I thought that was a good question.

We do occasionally refer to the alt-weekly Press as more dinosaur than alternative media these days, but don't say much else because while the publication isn't objectionable, it's also not that interesting.

That was pretty much my answer to my correspondent, along with some examples from the most recent issue.

In the past, publications like the Press and the old Public News were edgy. They'd dig up interesting stuff nobody else would print. Sometimes, in the case of departed columnist Tim Fleck, they'd dig up stuff nobody else would even dig up. They would beat local media to the punch with stories. Basically, they would push the local media. The publications were reliably left-of-center and often cynical, but that wasn't really their selling point. That they were well-written, hard-hitting, and ahead-of-the-curve was.

Looking at the latest Press, though, I see very little of that.

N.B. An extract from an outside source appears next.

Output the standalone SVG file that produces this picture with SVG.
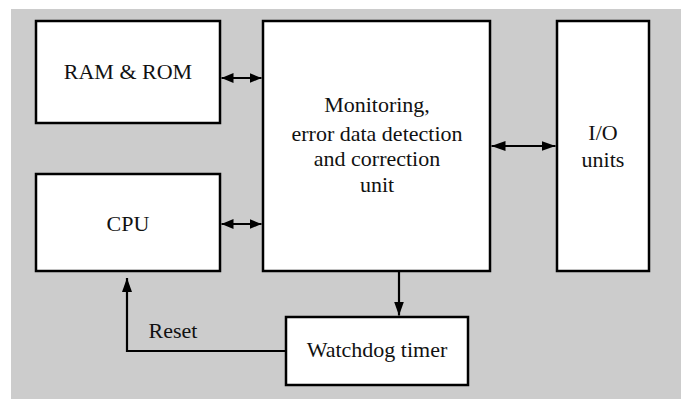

Sarah Fenske's article on Police Chief Hurtt's Taser initiative was good work, to be sure, but isn't really groundbreaking investigative journalism. Regular music columnist John Nova Lomax turns in too many insomnia-curing columns like this one these days. Richard Connelly's column on the Astros was certainly cynical, but otherwise seemed to be a mean, not to mention mundane, effort by a good writer who seemed bored. His Hair Balls column remains an inadequate replacement for the old News Hostage column he used to do, and too much of the content is largely "olds" that's already been discussed and put in the grave by local bloggers much earlier. Speaking of bloggers, the column by Catherine Matusow on Matt Mullenweg, local blogger and programmer of some great blogging software very similar to what powers this site, was a nice profile of a good guy. But Matusow squandered an opportunity to turn a run-of-the-mill profile that really missed the mark with its focus on "blogs as fun little social club" into a more interesting article about blogs as a new form of alternative media.

Of course, Robb Walsh is brilliant, almost without fail. He's the main reason to pick up the thing each week -- unless, of course, one is in need of an escort service.

As I concluded in my email correspondence, that's really not the stuff of interesting media criticism (which is what we like to do here). The Press has become boring and predictable. And it was probably only a matter of time before "alternative" journalism as practiced by New Times would come to resemble the "radio" formula as practiced by Clear Channel/Infinity: targeted to a certain demographic, designed to sell ads, but otherwise not that adventurous, and certainly not outside the mold carefully crafted by the suits in corporate.

Fortunately, weblogs are increasingly assuming that "alternative" niche even as formerly alt publications like the Press become just another part of dinosaur media. Readers, not to mention folks in dinosaur media who are open-minded (like the handful who regularly correspond with us here), are the beneficiaries.